== Collected data ==
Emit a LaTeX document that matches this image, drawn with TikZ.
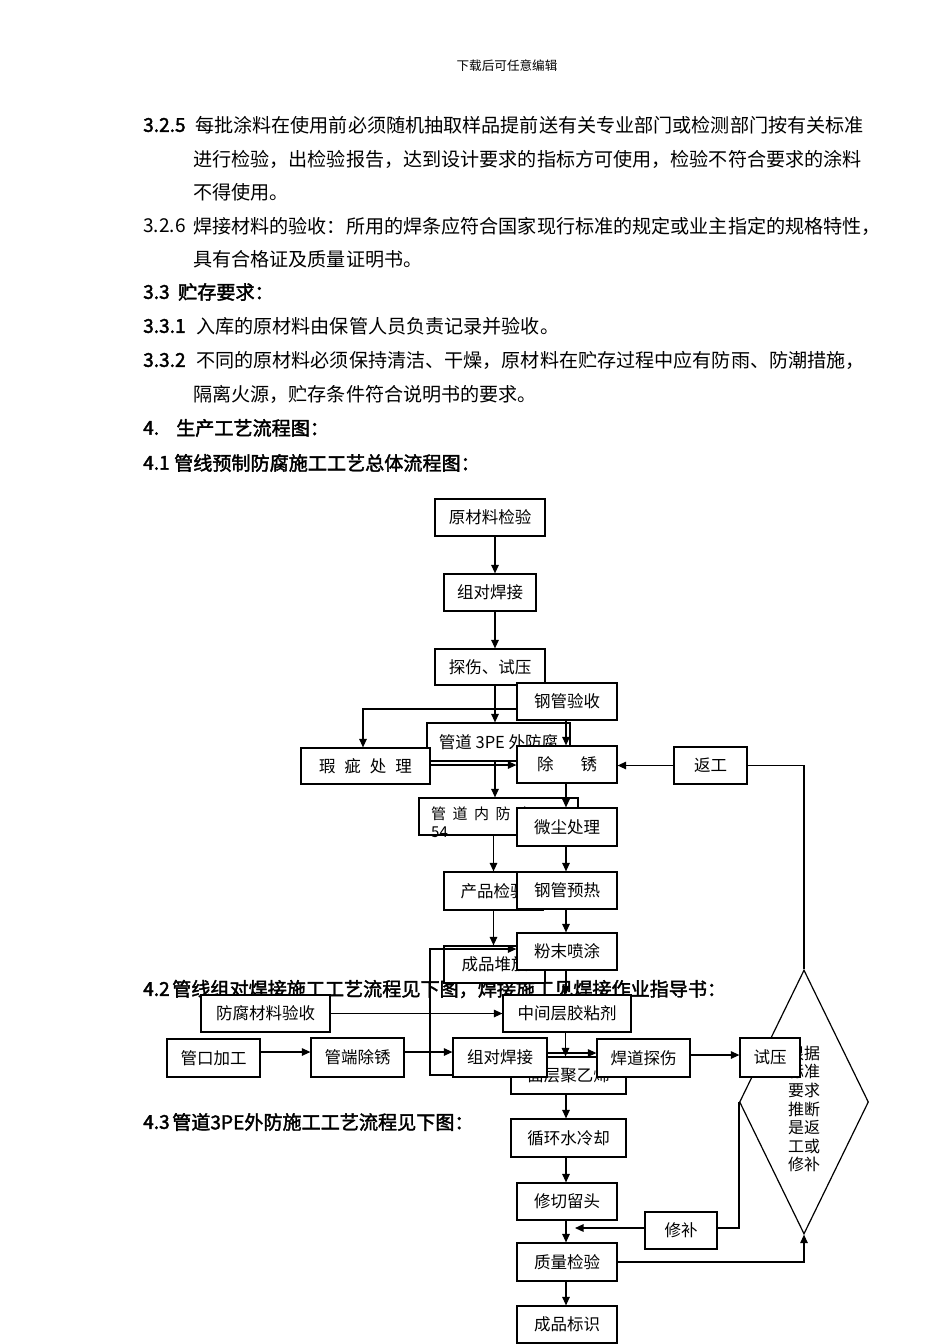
\documentclass[tikz,border=0pt]{standalone}
\usepackage{fontspec}
\setmainfont{Noto Sans CJK SC}
\newfontfamily\bfnt[FakeBold=2]{Noto Sans CJK SC}
\usetikzlibrary{arrows.meta,shapes.geometric}
\tikzset{
 box/.style={draw, line width=1.2pt, fill=white, inner sep=0pt, font=\fontsize{16.5}{19}\selectfont},
 arr/.style={line width=1.2pt, -{Triangle[length=8.5pt,width=7.5pt]}},
 ln/.style={line width=1.2pt},
 body/.style={anchor=west, inner sep=0pt, font=\fontsize{19.1}{22}\selectfont},
 head/.style={anchor=west, inner sep=0pt, font=\bfnt\fontsize{19.1}{22}\selectfont},
}
\begin{document}
\begin{tikzpicture}[x=1pt,y=-1pt]
\fill[white] (0,0) rectangle (950,1344);
\useasboundingbox (0,0) rectangle (950,1344);

% ---- page text ----
\node[inner sep=0pt, font=\fontsize{12.6}{14}\selectfont] (hdr) at (507,66) {下载后可任意编辑};
\node[head] (t1n) at (143,125) {3.2.5};
\node[body] (t1) at (195,125) {每批涂料在使用前必须随机抽取样品提前送有关专业部门或检测部门按有关标准};
\node[body] (t2) at (193,159) {进行检验，出检验报告，达到设计要求的指标方可使用，检验不符合要求的涂料};
\node[body] (t3) at (193,192) {不得使用。};
\node[body] (t4n) at (143,226) {3.2.6};
\node[body] (t4) at (193,226) {焊接材料的验收：所用的焊条应符合国家现行标准的规定或业主指定的规格特性，};
\node[body] (t5) at (193,259) {具有合格证及质量证明书。};
\node[head] (t6n) at (143,292) {3.3};
\node[head] (t6) at (178,292) {贮存要求：};
\node[head] (t7n) at (143,326) {3.3.1};
\node[body] (t7) at (196,326) {入库的原材料由保管人员负责记录并验收。};
\node[head] (t8n) at (143,360) {3.3.2};
\node[body] (t8) at (196,360) {不同的原材料必须保持清洁、干燥，原材料在贮存过程中应有防雨、防潮措施，};
\node[body] (t9) at (193,394) {隔离火源，贮存条件符合说明书的要求。};
\node[head] (t10n) at (143,428) {4.};
\node[head] (t10) at (176,428) {生产工艺流程图：};
\node[head] (t11n) at (143,463) {4.1};
\node[head] (t11) at (174,463) {管线预制防腐施工工艺总体流程图：};
\node[head] (t12n) at (143,989) {4.2};
\node[head] (t12) at (172,989) {管线组对焊接施工工艺流程见下图，焊接施工见焊接作业指导书：};
\node[head] (t13n) at (143,1122) {4.3};
\node[head] (t13) at (172,1122) {管道3PE外防施工工艺流程见下图：};

% ---- boxes ----
\node[box, minimum width=110pt, minimum height=37pt] (ycl) at (490,517.5) {原材料检验};
\node[box, minimum width=92pt, minimum height=37pt] (zd1) at (490,592.5) {组对焊接};
\node[box, minimum width=110pt, minimum height=36pt] (ts) at (490,667) {探伤、试压};
\node[box, minimum width=100pt, minimum height=37pt] (gy) at (567,701.5) {钢管验收};
\node[box, minimum width=143pt, minimum height=38pt] (pe) at (498.5,742) {管道 3PE 外防腐};
\node[box, minimum width=129pt, minimum height=36pt] (xc) at (365.5,766) {瑕\hspace{9pt}疵\hspace{9pt}处\hspace{9pt}理};
\node[box, minimum width=100pt, minimum height=37pt] (cx) at (567,764.5) {除\hspace{27pt}锈};
\node[box, minimum width=159pt, minimum height=37pt] (nf) at (498.5,816.5) {};
\node[anchor=north west, align=left, inner sep=0pt, font=\fontsize{15}{18}\selectfont] (nft) at (431,807) {管\hspace{6.5pt}道\hspace{6.5pt}内\hspace{6.5pt}防\hspace{6.5pt}腐\\54};
\node[box, minimum width=100pt, minimum height=38pt] (wc) at (567,827) {微尘处理};
\node[box, minimum width=99pt, minimum height=38pt] (cj) at (493.5,891) {产品检验};
\node[box, minimum width=100pt, minimum height=37pt] (yr) at (567,890.5) {钢管预热};
\node[box, minimum width=101pt, minimum height=37pt] (dp) at (494.5,964.5) {成品堆放};
\node[box, minimum width=100pt, minimum height=37pt] (fm) at (567,951.5) {粉末喷涂};
\node[box, minimum width=129pt, minimum height=37pt] (fcl) at (265.5,1013.5) {防腐材料验收};
\node[box, minimum width=128pt, minimum height=37pt] (zj) at (567,1013.5) {中间层胶粘剂};
\node[box, minimum width=93pt, minimum height=38pt] (gk) at (213.5,1058) {管口加工};
\node[box, minimum width=93pt, minimum height=39pt] (gd) at (357.5,1057.5) {管端除锈};
\node[box, minimum width=115pt, minimum height=37pt] (mc) at (568.5,1075.5) {面层聚乙烯};
\node[box, minimum width=94pt, minimum height=39pt] (zd2) at (500,1057.5) {组对焊接};
\node[box, minimum width=93pt, minimum height=38pt] (hd) at (643.5,1058) {焊道探伤};
\node[diamond, draw, line width=1.2pt, fill=white, inner sep=0pt, minimum width=129pt, minimum height=264pt] (dia) at (804,1102) {};
\node[align=center, inner sep=0pt, font=\fontsize{16}{18.6}\selectfont] (diat) at (804,1109) {根据\\标准\\要求\\推断\\是返\\工或\\修补};
\node[box, minimum width=60pt, minimum height=39pt] (sy) at (770,1057.5) {试压};
\node[box, minimum width=73pt, minimum height=37pt] (fg) at (710.5,765.5) {返工};
\node[box, minimum width=115pt, minimum height=38pt] (xl) at (568.5,1138) {循环水冷却};
\node[box, minimum width=100pt, minimum height=37pt] (xq) at (567,1201.5) {修切留头};
\node[box, minimum width=100pt, minimum height=38pt] (zl) at (567,1262) {质量检验};
\node[box, minimum width=100pt, minimum height=37pt] (bs) at (567,1324.5) {成品标识};
\node[box, minimum width=72pt, minimum height=37pt] (xb) at (681,1230.5) {修补};

% ---- connectors ----
\coordinate (lp) at (430,1075);
\coordinate (xbend) at (575,1228);
\draw[arr] ([xshift=5pt]ycl.south) -- ([xshift=5pt]zd1.north);
\draw[arr] ([xshift=5pt]zd1.south) -- ([xshift=5pt]ts.north);
\draw[arr] ([xshift=5pt]ts.south) -- ([xshift=-3.5pt]pe.north);
\draw[arr] ([yshift=-7.5pt]gy.west) -| ([xshift=-2.5pt]xc.north);
\draw[arr] ([xshift=-1pt]gy.south) -- ([xshift=-1pt]cx.north);
\draw[arr] ([yshift=1pt]xc.east) -- ([yshift=1pt]xc.east -| cx.west);
\draw[arr] (fg.west) -- (fg.west -| cx.east);
\draw[ln] (fg.east) -| (dia.north);
\draw[arr] ([xshift=-3.5pt]pe.south) -- ([xshift=-3.5pt]nf.north);
\draw[arr] ([xshift=-1pt]cx.south) -- ([xshift=-1pt]wc.north);
\draw[arr] (cj.north |- nf.south) -- (cj.north);
\draw[arr] ([xshift=-1pt]wc.south) -- ([xshift=-1pt]yr.north);
\draw[arr] (cj.south) -- (cj.south |- dp.north);
\draw[arr] ([xshift=-1pt]yr.south) -- ([xshift=-1pt]fm.north);
\draw[arr] ([xshift=-1pt]fm.south) -- ([xshift=-1pt]zj.north);
\draw[arr] (fcl.east) -- (zj.west);
\draw[arr] ([yshift=6pt]gk.east) -- ([yshift=6pt]gk.east -| gd.west);
\draw[arr] ([yshift=5.5pt]gd.east) -- ([yshift=5.5pt]gd.east -| zd2.west);
\draw[arr] ([yshift=4.5pt]zd2.east) -- ([yshift=4.5pt]zd2.east -| hd.west);
\draw[arr] ([xshift=-1.5pt]zj.south) -- ([xshift=-1.5pt]zj.south |- mc.north);
\draw[arr] ([yshift=3pt]hd.east) -- ([yshift=3pt]hd.east -| sy.west);
\draw[arr] ([yshift=-17.5pt]zd2.west) -- (lp) |- ([yshift=2.5pt]fm.west);
\draw[arr] ([xshift=-2.5pt]mc.south) -- ([xshift=-2.5pt]xl.north);
\draw[arr] ([xshift=-2.5pt]xl.south) -- ([xshift=-1pt]xq.north);
\draw[arr] ([xshift=-1pt]xq.south) -- ([xshift=-1pt]zl.north);
\draw[arr] ([xshift=-1pt]zl.south) -- ([xshift=-1pt]bs.north);
\draw[ln] (dia.west) |- ([yshift=2.5pt]xb.east);
\draw[arr] ([yshift=2.5pt]xb.west) -- (xbend);
\draw[arr] (zl.east) -| (dia.south);
\end{tikzpicture}
\end{document}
===
- [Exercise directions]: Return only the lines from the start of the data through the line that contains "(t13) at (172,1122)", please, copying them exactly and omitting all pictures.

- [The solution]:
Emit a LaTeX document that matches this image, drawn with TikZ.
\documentclass[tikz,border=0pt]{standalone}
\usepackage{fontspec}
\setmainfont{Noto Sans CJK SC}
\newfontfamily\bfnt[FakeBold=2]{Noto Sans CJK SC}
\usetikzlibrary{arrows.meta,shapes.geometric}
\tikzset{
 box/.style={draw, line width=1.2pt, fill=white, inner sep=0pt, font=\fontsize{16.5}{19}\selectfont},
 arr/.style={line width=1.2pt, -{Triangle[length=8.5pt,width=7.5pt]}},
 ln/.style={line width=1.2pt},
 body/.style={anchor=west, inner sep=0pt, font=\fontsize{19.1}{22}\selectfont},
 head/.style={anchor=west, inner sep=0pt, font=\bfnt\fontsize{19.1}{22}\selectfont},
}
\begin{document}
\begin{tikzpicture}[x=1pt,y=-1pt]
\fill[white] (0,0) rectangle (950,1344);
\useasboundingbox (0,0) rectangle (950,1344);

% ---- page text ----
\node[inner sep=0pt, font=\fontsize{12.6}{14}\selectfont] (hdr) at (507,66) {下载后可任意编辑};
\node[head] (t1n) at (143,125) {3.2.5};
\node[body] (t1) at (195,125) {每批涂料在使用前必须随机抽取样品提前送有关专业部门或检测部门按有关标准};
\node[body] (t2) at (193,159) {进行检验，出检验报告，达到设计要求的指标方可使用，检验不符合要求的涂料};
\node[body] (t3) at (193,192) {不得使用。};
\node[body] (t4n) at (143,226) {3.2.6};
\node[body] (t4) at (193,226) {焊接材料的验收：所用的焊条应符合国家现行标准的规定或业主指定的规格特性，};
\node[body] (t5) at (193,259) {具有合格证及质量证明书。};
\node[head] (t6n) at (143,292) {3.3};
\node[head] (t6) at (178,292) {贮存要求：};
\node[head] (t7n) at (143,326) {3.3.1};
\node[body] (t7) at (196,326) {入库的原材料由保管人员负责记录并验收。};
\node[head] (t8n) at (143,360) {3.3.2};
\node[body] (t8) at (196,360) {不同的原材料必须保持清洁、干燥，原材料在贮存过程中应有防雨、防潮措施，};
\node[body] (t9) at (193,394) {隔离火源，贮存条件符合说明书的要求。};
\node[head] (t10n) at (143,428) {4.};
\node[head] (t10) at (176,428) {生产工艺流程图：};
\node[head] (t11n) at (143,463) {4.1};
\node[head] (t11) at (174,463) {管线预制防腐施工工艺总体流程图：};
\node[head] (t12n) at (143,989) {4.2};
\node[head] (t12) at (172,989) {管线组对焊接施工工艺流程见下图，焊接施工见焊接作业指导书：};
\node[head] (t13n) at (143,1122) {4.3};
\node[head] (t13) at (172,1122) {管道3PE外防施工工艺流程见下图：};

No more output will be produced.